Dataset section:
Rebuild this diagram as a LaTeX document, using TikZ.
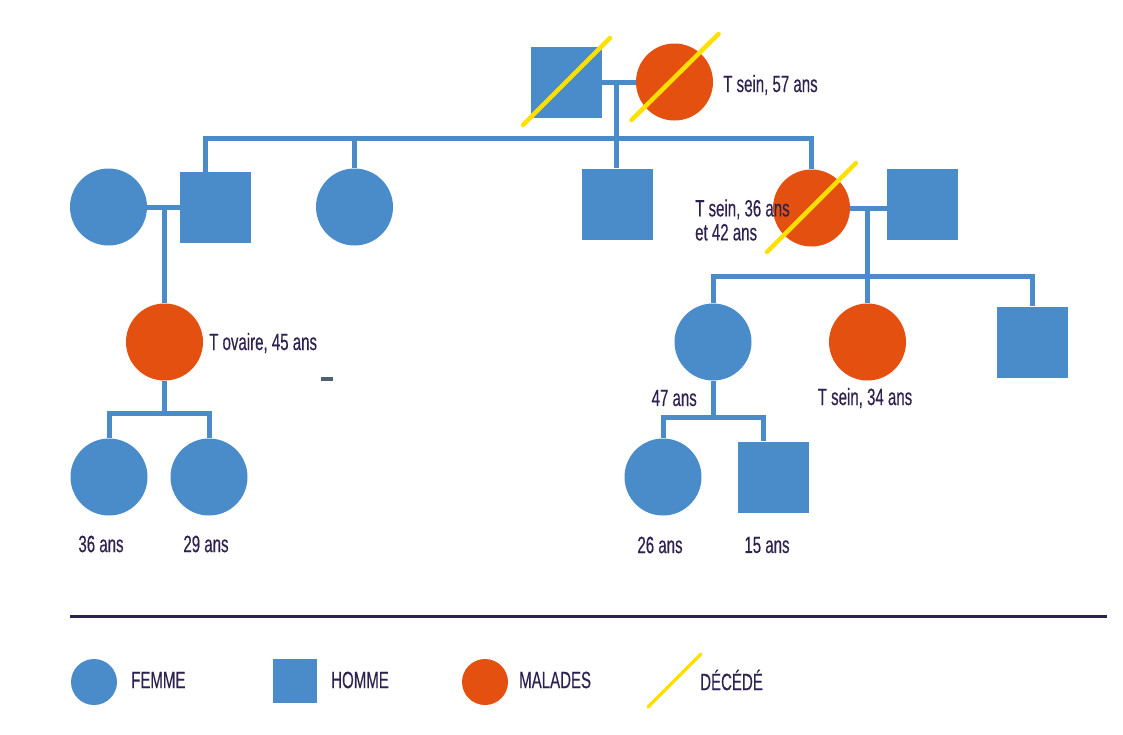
\documentclass[tikz,border=0pt]{standalone}
\usepackage{fontspec}
\setmainfont{Liberation Sans}[FakeStretch=0.64,FakeBold=0.3]
\usetikzlibrary{calc}
\definecolor{pblue}{HTML}{4A8BC9}
\definecolor{pred}{HTML}{E3500F}
\definecolor{pyel}{HTML}{FFE000}
\definecolor{ptext}{HTML}{2D2150}
\definecolor{pdash}{HTML}{4D6270}
\tikzset{
  female/.style={circle,fill=pblue,minimum size=77pt,inner sep=0pt},
  male/.style={rectangle,fill=pblue,minimum size=71pt,inner sep=0pt},
  ill/.style={fill=pred},
  link/.style={draw=pblue,line width=5pt,line join=miter},
  dead/.style={draw=pyel,line width=4.5pt,line cap=round},
  lbl/.style={text=ptext,font=\fontsize{23.5}{24}\selectfont,inner sep=0pt},
  legf/.style={circle,fill=pblue,minimum size=46pt,inner sep=0pt},
  legm/.style={rectangle,fill=pblue,minimum size=44pt,inner sep=0pt},
}
\begin{document}
\begin{tikzpicture}[x=1pt,y=-1pt]
\useasboundingbox (0,0) rectangle (1123,734);
% generation 1
\node[male] (gf) at (566,82) {};
\node[female,ill] (gm) at (674.5,82) {};
% generation 2
\node[female] (w1) at (108.5,207) {};
\node[male] (h1) at (215.5,207.5) {};
\node[female] (s2) at (354.5,207) {};
\node[male] (b2) at (617,204) {};
\node[female,ill] (d1) at (811.5,208) {};
\node[male] (h2) at (922.5,204) {};
% generation 3
\node[female,ill] (c3) at (164.5,342) {};
\node[female] (r1) at (713,342) {};
\node[female,ill] (r2) at (867.5,342) {};
\node[male] (r3) at (1032,342) {};
% generation 4
\node[female] (g1) at (109,477) {};
\node[female] (g2) at (209,477) {};
\node[female] (g3) at (663,477) {};
\node[male] (g4) at (773,477) {};
% junctions
\coordinate (m1) at (616.5,82);
\coordinate (sA) at (205.5,138);
\coordinate (sB) at (811.5,138);
\coordinate (m2) at (164.5,207);
\coordinate (sC) at (109,413);
\coordinate (sD) at (209,413);
\coordinate (m3) at (867,207);
\coordinate (sE) at (713,276);
\coordinate (sF) at (1032,276);
\coordinate (sG) at (663,417);
\coordinate (sH) at (763,417);
% connectors
\draw[link] (gf.east) -- (gm.west);
\draw[link] (m1) -- (m1 |- b2.north);
\draw[link] (sA |- h1.north) -- (sA) -- (sB) -- (d1.north);
\draw[link] (s2.north |- sA) -- (s2.north);
\draw[link] (w1.east) -- (w1.east -| h1.west);
\draw[link] (m2) -- (c3.north);
\draw[link] (c3.south) -- (c3.south |- sC);
\draw[link] (g1.north) -- (sC) -- (sD) -- (g2.north);
\draw[link] (d1.east) -- (d1.east -| h2.west);
\draw[link] (m3) -- (m3 |- sE);
\draw[link] (r1.north) -- (sE) -- (sF) -- (r3.north);
\draw[link] (r2.north |- sE) -- (r2.north);
\draw[link] (r1.south) -- (r1.south |- sG);
\draw[link] (g3.north) -- (sG) -- (sH) -- (sH |- g4.north);
% labels
\node[lbl,anchor=west] (t1) at (723,85) {T sein, 57 ans};
\node[lbl,anchor=west,align=left] (t2) at (695,220) {T sein, 36 ans\\et 42 ans};
\node[lbl,anchor=west] (t3) at (209,343) {T ovaire, 45 ans};
\node[lbl,anchor=east] (t4) at (697,398) {47 ans};
\node[lbl] (t5) at (865,398) {T sein, 34 ans};
\node[lbl] (t6) at (101,544) {36 ans};
\node[lbl] (t7) at (206,544) {29 ans};
\node[lbl] (t8) at (660,545) {26 ans};
\node[lbl] (t9) at (767,545) {15 ans};
\fill[pdash] (321,377) rectangle (333,381);
% deceased marks
\draw[dead] ($(gf.center)+(-43,43)$) -- ($(gf.center)+(44,-44)$);
\draw[dead] ($(gm.center)+(-43,38)$) -- ($(gm.center)+(44,-48)$);
\draw[dead] ($(d1.center)+(-44.5,44)$) -- ($(d1.center)+(44.5,-45)$);
% legend
\draw[draw=ptext,line width=3pt] (70,616) -- (1107,616);
\node[legf] (lf) at (94,682) {};
\node[lbl,anchor=west] (lft) at (131,680) {FEMME};
\node[legm] (lm) at (295,681) {};
\node[lbl,anchor=west] (lmt) at (331,680) {HOMME};
\node[legf,fill=pred] (li) at (485,682) {};
\node[lbl,anchor=west] (lit) at (519,680) {MALADES};
\coordinate (ld1) at (648,707);
\coordinate (ld2) at (701,654);
\draw[dead,line width=3.5pt] (ld1) -- (ld2);
\node[lbl,anchor=west] (ldt) at (700,680) {DÉCÉDÉ};
\end{tikzpicture}
\end{document}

Prompt: Copy the listing in full and without alteration, omitting every picture.

Written solution:
Rebuild this diagram as a LaTeX document, using TikZ.
\documentclass[tikz,border=0pt]{standalone}
\usepackage{fontspec}
\setmainfont{Liberation Sans}[FakeStretch=0.64,FakeBold=0.3]
\usetikzlibrary{calc}
\definecolor{pblue}{HTML}{4A8BC9}
\definecolor{pred}{HTML}{E3500F}
\definecolor{pyel}{HTML}{FFE000}
\definecolor{ptext}{HTML}{2D2150}
\definecolor{pdash}{HTML}{4D6270}
\tikzset{
  female/.style={circle,fill=pblue,minimum size=77pt,inner sep=0pt},
  male/.style={rectangle,fill=pblue,minimum size=71pt,inner sep=0pt},
  ill/.style={fill=pred},
  link/.style={draw=pblue,line width=5pt,line join=miter},
  dead/.style={draw=pyel,line width=4.5pt,line cap=round},
  lbl/.style={text=ptext,font=\fontsize{23.5}{24}\selectfont,inner sep=0pt},
  legf/.style={circle,fill=pblue,minimum size=46pt,inner sep=0pt},
  legm/.style={rectangle,fill=pblue,minimum size=44pt,inner sep=0pt},
}
\begin{document}
\begin{tikzpicture}[x=1pt,y=-1pt]
\useasboundingbox (0,0) rectangle (1123,734);
% generation 1
\node[male] (gf) at (566,82) {};
\node[female,ill] (gm) at (674.5,82) {};
% generation 2
\node[female] (w1) at (108.5,207) {};
\node[male] (h1) at (215.5,207.5) {};
\node[female] (s2) at (354.5,207) {};
\node[male] (b2) at (617,204) {};
\node[female,ill] (d1) at (811.5,208) {};
\node[male] (h2) at (922.5,204) {};
% generation 3
\node[female,ill] (c3) at (164.5,342) {};
\node[female] (r1) at (713,342) {};
\node[female,ill] (r2) at (867.5,342) {};
\node[male] (r3) at (1032,342) {};
% generation 4
\node[female] (g1) at (109,477) {};
\node[female] (g2) at (209,477) {};
\node[female] (g3) at (663,477) {};
\node[male] (g4) at (773,477) {};
% junctions
\coordinate (m1) at (616.5,82);
\coordinate (sA) at (205.5,138);
\coordinate (sB) at (811.5,138);
\coordinate (m2) at (164.5,207);
\coordinate (sC) at (109,413);
\coordinate (sD) at (209,413);
\coordinate (m3) at (867,207);
\coordinate (sE) at (713,276);
\coordinate (sF) at (1032,276);
\coordinate (sG) at (663,417);
\coordinate (sH) at (763,417);
% connectors
\draw[link] (gf.east) -- (gm.west);
\draw[link] (m1) -- (m1 |- b2.north);
\draw[link] (sA |- h1.north) -- (sA) -- (sB) -- (d1.north);
\draw[link] (s2.north |- sA) -- (s2.north);
\draw[link] (w1.east) -- (w1.east -| h1.west);
\draw[link] (m2) -- (c3.north);
\draw[link] (c3.south) -- (c3.south |- sC);
\draw[link] (g1.north) -- (sC) -- (sD) -- (g2.north);
\draw[link] (d1.east) -- (d1.east -| h2.west);
\draw[link] (m3) -- (m3 |- sE);
\draw[link] (r1.north) -- (sE) -- (sF) -- (r3.north);
\draw[link] (r2.north |- sE) -- (r2.north);
\draw[link] (r1.south) -- (r1.south |- sG);
\draw[link] (g3.north) -- (sG) -- (sH) -- (sH |- g4.north);
% labels
\node[lbl,anchor=west] (t1) at (723,85) {T sein, 57 ans};
\node[lbl,anchor=west,align=left] (t2) at (695,220) {T sein, 36 ans\\et 42 ans};
\node[lbl,anchor=west] (t3) at (209,343) {T ovaire, 45 ans};
\node[lbl,anchor=east] (t4) at (697,398) {47 ans};
\node[lbl] (t5) at (865,398) {T sein, 34 ans};
\node[lbl] (t6) at (101,544) {36 ans};
\node[lbl] (t7) at (206,544) {29 ans};
\node[lbl] (t8) at (660,545) {26 ans};
\node[lbl] (t9) at (767,545) {15 ans};
\fill[pdash] (321,377) rectangle (333,381);
% deceased marks
\draw[dead] ($(gf.center)+(-43,43)$) -- ($(gf.center)+(44,-44)$);
\draw[dead] ($(gm.center)+(-43,38)$) -- ($(gm.center)+(44,-48)$);
\draw[dead] ($(d1.center)+(-44.5,44)$) -- ($(d1.center)+(44.5,-45)$);
% legend
\draw[draw=ptext,line width=3pt] (70,616) -- (1107,616);
\node[legf] (lf) at (94,682) {};
\node[lbl,anchor=west] (lft) at (131,680) {FEMME};
\node[legm] (lm) at (295,681) {};
\node[lbl,anchor=west] (lmt) at (331,680) {HOMME};
\node[legf,fill=pred] (li) at (485,682) {};
\node[lbl,anchor=west] (lit) at (519,680) {MALADES};
\coordinate (ld1) at (648,707);
\coordinate (ld2) at (701,654);
\draw[dead,line width=3.5pt] (ld1) -- (ld2);
\node[lbl,anchor=west] (ldt) at (700,680) {DÉCÉDÉ};
\end{tikzpicture}
\end{document}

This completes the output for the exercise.